---------- RECORDS

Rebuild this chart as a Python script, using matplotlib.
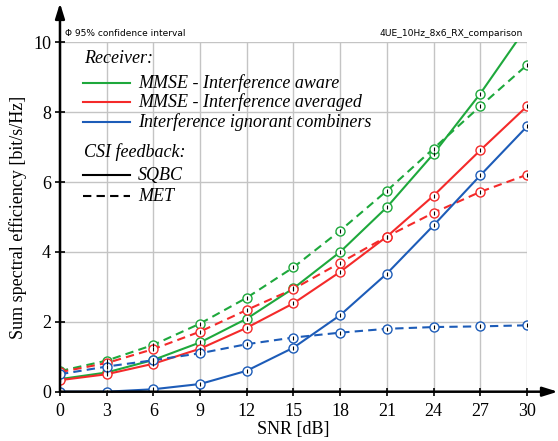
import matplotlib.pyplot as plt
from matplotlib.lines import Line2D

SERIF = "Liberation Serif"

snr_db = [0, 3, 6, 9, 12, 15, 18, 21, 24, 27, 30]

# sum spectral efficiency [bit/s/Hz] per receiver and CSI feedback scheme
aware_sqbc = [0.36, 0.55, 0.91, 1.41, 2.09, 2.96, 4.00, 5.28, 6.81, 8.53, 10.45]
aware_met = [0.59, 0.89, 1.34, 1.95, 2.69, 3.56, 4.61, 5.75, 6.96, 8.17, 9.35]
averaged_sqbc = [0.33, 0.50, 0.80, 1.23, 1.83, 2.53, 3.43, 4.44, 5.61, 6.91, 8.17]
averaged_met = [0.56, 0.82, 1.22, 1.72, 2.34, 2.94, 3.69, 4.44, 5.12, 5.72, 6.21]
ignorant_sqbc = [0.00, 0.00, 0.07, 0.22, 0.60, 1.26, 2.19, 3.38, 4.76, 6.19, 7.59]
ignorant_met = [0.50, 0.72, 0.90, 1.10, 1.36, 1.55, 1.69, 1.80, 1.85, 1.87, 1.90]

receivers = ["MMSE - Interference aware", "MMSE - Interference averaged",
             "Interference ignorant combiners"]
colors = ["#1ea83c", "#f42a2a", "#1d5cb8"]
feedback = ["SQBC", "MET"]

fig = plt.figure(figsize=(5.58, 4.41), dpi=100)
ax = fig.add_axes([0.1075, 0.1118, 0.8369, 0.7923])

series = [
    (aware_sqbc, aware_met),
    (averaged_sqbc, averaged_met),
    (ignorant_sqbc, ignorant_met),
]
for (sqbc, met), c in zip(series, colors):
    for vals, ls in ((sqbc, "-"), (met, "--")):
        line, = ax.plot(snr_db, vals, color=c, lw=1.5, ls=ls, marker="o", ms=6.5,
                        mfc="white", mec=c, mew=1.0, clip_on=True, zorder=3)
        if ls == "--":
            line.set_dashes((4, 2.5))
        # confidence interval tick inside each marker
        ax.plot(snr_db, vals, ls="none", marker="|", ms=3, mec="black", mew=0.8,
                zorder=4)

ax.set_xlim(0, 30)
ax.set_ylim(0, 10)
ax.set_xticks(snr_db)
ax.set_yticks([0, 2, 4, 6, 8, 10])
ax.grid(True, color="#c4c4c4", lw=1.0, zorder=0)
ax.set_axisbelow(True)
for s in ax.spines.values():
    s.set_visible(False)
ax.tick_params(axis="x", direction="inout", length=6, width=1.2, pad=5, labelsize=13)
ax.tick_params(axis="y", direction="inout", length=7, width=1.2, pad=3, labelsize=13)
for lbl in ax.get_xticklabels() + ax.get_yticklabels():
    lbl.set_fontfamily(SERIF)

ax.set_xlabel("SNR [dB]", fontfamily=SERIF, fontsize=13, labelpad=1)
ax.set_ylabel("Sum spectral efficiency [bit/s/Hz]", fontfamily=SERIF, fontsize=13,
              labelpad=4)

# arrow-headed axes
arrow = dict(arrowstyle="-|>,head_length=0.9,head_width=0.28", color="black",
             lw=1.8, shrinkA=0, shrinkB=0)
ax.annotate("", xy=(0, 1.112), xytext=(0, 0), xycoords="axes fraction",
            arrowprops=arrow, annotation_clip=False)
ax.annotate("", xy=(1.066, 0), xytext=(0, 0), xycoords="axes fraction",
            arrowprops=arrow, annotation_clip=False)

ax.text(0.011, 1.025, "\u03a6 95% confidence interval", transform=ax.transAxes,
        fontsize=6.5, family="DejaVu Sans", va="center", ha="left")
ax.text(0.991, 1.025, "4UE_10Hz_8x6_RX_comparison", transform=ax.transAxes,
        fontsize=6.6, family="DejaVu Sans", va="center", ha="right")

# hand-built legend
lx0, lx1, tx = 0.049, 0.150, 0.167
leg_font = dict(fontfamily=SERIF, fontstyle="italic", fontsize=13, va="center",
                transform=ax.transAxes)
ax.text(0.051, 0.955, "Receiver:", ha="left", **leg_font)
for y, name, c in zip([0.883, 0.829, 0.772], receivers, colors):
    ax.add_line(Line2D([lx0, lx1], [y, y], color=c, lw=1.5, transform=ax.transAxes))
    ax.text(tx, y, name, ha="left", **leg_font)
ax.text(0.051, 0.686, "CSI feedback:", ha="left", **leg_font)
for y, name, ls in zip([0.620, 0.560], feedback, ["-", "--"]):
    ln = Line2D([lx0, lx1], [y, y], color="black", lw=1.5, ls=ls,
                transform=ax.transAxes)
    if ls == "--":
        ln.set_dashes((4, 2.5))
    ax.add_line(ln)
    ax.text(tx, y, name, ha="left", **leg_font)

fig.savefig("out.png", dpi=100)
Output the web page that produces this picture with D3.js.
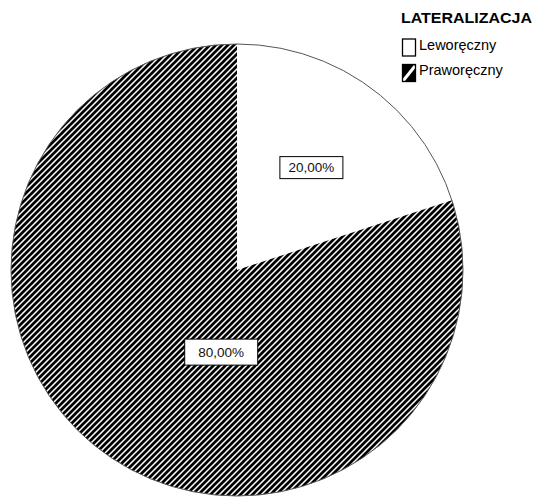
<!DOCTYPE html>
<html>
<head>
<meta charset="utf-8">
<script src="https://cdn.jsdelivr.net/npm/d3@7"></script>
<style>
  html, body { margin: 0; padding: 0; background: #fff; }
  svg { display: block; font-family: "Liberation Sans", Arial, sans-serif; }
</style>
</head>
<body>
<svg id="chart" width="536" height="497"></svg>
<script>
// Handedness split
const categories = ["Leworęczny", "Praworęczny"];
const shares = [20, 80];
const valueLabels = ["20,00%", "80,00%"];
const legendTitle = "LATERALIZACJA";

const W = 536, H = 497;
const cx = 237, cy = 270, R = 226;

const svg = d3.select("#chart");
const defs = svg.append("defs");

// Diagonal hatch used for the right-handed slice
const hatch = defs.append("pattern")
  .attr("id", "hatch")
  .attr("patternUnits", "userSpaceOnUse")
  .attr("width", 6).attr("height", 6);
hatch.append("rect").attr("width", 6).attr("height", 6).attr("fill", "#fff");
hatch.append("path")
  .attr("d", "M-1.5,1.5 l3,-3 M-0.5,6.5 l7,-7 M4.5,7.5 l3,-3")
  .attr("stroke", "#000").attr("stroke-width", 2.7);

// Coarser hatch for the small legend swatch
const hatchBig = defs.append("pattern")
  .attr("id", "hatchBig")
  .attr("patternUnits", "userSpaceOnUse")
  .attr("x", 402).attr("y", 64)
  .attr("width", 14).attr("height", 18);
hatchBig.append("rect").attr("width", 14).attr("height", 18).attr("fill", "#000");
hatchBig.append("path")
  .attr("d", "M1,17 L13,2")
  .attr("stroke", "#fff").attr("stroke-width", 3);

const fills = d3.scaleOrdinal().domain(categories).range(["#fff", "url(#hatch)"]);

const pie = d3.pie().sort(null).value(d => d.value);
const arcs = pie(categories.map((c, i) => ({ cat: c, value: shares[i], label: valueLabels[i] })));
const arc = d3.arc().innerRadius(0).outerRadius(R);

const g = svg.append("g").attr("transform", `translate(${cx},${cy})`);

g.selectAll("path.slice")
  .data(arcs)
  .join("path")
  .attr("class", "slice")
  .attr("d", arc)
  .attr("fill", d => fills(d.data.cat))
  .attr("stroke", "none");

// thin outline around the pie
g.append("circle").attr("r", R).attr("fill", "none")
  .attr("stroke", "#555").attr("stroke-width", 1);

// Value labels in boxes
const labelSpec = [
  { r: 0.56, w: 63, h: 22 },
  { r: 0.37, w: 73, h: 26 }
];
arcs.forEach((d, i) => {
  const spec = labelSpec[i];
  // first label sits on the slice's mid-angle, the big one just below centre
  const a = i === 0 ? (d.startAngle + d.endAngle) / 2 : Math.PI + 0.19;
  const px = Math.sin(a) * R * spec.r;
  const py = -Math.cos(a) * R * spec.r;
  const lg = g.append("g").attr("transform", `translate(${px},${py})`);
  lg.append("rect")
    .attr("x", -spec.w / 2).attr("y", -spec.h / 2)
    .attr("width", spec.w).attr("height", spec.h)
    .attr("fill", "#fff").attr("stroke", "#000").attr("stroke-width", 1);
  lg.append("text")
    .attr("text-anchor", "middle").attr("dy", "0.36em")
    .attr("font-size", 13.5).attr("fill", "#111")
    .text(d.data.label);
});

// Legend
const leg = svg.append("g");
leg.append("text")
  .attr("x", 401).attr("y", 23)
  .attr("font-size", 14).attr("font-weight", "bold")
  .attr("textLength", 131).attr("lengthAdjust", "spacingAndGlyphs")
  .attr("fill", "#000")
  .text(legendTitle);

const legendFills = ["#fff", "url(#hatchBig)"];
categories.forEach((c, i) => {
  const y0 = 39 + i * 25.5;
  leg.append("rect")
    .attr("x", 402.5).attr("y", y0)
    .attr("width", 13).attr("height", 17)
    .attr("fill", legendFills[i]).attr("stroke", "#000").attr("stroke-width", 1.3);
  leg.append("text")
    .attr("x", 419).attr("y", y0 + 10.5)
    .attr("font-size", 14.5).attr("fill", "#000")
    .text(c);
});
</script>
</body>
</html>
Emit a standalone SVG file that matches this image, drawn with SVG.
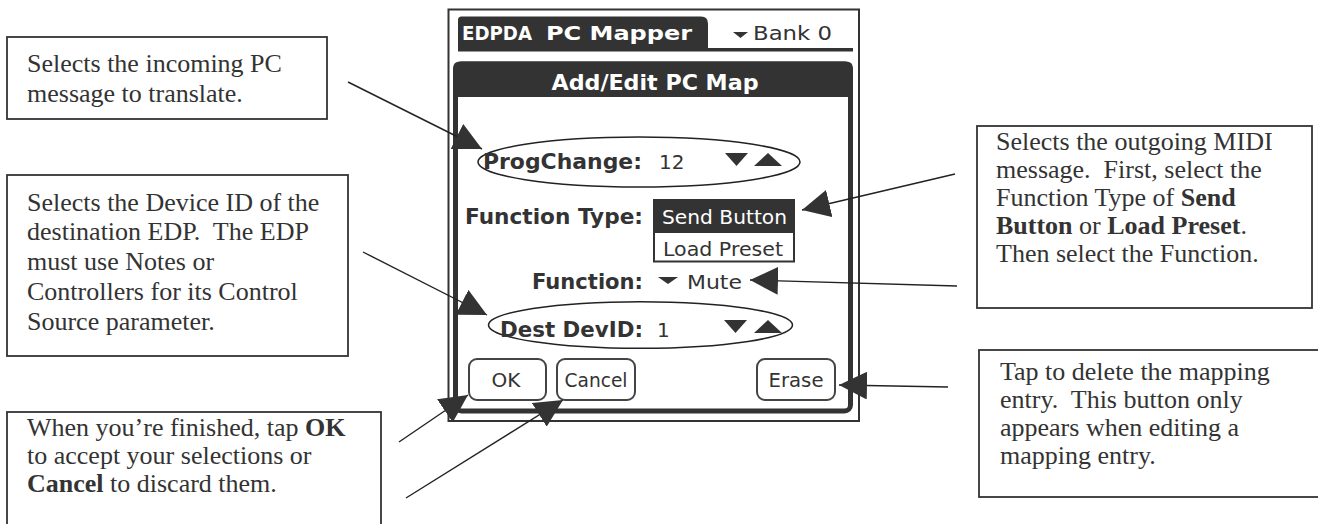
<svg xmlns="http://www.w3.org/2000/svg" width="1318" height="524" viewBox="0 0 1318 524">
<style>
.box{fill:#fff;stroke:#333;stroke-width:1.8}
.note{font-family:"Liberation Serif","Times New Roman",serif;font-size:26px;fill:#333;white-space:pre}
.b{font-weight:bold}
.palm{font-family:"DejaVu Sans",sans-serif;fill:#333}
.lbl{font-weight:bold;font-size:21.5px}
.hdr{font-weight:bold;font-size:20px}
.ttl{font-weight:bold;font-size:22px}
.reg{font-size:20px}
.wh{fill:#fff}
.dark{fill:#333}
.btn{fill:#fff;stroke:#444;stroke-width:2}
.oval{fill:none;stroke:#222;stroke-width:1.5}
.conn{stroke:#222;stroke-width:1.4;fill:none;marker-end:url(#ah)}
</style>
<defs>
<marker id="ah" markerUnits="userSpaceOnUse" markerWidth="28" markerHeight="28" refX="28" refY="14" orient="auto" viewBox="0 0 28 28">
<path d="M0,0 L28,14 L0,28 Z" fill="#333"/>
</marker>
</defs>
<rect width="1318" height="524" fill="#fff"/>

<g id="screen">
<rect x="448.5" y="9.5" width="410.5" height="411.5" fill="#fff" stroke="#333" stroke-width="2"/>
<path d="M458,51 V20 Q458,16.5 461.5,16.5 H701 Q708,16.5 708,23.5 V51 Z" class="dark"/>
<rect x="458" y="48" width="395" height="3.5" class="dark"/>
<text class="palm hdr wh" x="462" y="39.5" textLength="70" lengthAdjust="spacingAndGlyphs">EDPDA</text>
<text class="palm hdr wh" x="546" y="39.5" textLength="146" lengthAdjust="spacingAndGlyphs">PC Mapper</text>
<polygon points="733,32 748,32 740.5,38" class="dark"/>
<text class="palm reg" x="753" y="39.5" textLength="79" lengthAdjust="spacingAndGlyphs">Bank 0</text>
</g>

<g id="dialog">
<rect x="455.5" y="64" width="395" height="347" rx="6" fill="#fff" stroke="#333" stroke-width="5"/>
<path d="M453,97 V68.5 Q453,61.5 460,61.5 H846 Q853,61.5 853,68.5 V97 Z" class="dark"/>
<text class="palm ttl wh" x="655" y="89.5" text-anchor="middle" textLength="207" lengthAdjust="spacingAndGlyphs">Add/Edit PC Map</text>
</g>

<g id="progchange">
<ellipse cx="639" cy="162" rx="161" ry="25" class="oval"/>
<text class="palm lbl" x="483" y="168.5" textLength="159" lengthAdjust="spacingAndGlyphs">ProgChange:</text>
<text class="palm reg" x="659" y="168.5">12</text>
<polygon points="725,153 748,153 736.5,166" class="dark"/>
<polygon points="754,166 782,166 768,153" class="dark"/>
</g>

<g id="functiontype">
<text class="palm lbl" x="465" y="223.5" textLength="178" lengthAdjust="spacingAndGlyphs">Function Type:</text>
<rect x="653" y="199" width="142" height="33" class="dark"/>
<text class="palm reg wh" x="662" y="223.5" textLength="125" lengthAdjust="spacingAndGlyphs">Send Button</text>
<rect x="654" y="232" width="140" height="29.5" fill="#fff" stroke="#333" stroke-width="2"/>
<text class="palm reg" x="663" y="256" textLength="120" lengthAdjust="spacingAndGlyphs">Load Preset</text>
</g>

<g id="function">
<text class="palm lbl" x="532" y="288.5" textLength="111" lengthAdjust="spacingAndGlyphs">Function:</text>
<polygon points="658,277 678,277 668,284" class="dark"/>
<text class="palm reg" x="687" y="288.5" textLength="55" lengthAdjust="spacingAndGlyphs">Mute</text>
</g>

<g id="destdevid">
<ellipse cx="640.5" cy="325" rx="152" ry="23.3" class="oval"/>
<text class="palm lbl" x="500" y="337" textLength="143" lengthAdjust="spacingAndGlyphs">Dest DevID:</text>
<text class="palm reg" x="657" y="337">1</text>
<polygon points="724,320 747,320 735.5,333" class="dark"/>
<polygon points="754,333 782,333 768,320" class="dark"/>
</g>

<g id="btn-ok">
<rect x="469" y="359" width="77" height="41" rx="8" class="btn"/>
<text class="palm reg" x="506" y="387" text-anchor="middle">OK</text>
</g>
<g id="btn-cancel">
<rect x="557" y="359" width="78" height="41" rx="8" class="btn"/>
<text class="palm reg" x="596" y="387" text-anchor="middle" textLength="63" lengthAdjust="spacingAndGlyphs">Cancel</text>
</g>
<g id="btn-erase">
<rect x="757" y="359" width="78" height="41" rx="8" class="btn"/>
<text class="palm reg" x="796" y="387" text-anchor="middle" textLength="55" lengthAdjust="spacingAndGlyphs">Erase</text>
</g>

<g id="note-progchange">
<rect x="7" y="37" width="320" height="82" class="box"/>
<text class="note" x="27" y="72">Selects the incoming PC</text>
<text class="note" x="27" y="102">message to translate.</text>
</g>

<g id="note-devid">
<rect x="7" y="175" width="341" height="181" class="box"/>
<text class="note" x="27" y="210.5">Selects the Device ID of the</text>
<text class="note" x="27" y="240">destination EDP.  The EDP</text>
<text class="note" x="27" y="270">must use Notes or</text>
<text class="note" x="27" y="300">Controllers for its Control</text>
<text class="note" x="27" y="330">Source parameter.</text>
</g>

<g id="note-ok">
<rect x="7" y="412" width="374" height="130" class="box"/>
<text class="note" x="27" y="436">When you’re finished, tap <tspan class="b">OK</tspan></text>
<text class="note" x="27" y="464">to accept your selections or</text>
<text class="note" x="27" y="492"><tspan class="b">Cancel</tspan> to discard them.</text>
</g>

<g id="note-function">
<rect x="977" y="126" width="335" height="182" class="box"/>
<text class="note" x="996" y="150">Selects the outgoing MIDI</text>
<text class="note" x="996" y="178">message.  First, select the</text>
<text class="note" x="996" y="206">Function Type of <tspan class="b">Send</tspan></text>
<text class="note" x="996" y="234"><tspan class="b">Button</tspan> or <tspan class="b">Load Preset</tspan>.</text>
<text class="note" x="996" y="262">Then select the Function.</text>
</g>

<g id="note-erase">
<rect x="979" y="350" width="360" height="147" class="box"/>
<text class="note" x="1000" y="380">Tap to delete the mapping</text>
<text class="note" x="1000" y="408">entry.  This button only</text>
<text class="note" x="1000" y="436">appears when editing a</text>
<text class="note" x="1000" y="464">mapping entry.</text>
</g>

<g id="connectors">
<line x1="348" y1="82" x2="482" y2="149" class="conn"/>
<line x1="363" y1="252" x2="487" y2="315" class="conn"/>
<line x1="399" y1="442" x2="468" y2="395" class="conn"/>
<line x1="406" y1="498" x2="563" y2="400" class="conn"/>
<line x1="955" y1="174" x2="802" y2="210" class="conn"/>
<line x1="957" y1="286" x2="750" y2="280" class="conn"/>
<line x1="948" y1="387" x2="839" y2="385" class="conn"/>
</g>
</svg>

--------------------

Search the data for "chart". Copy every line that has it.

Rebuild this chart as a Python script, using matplotlib.
<svg id="chart" width="536" height="497"></svg>
const svg = d3.select("#chart");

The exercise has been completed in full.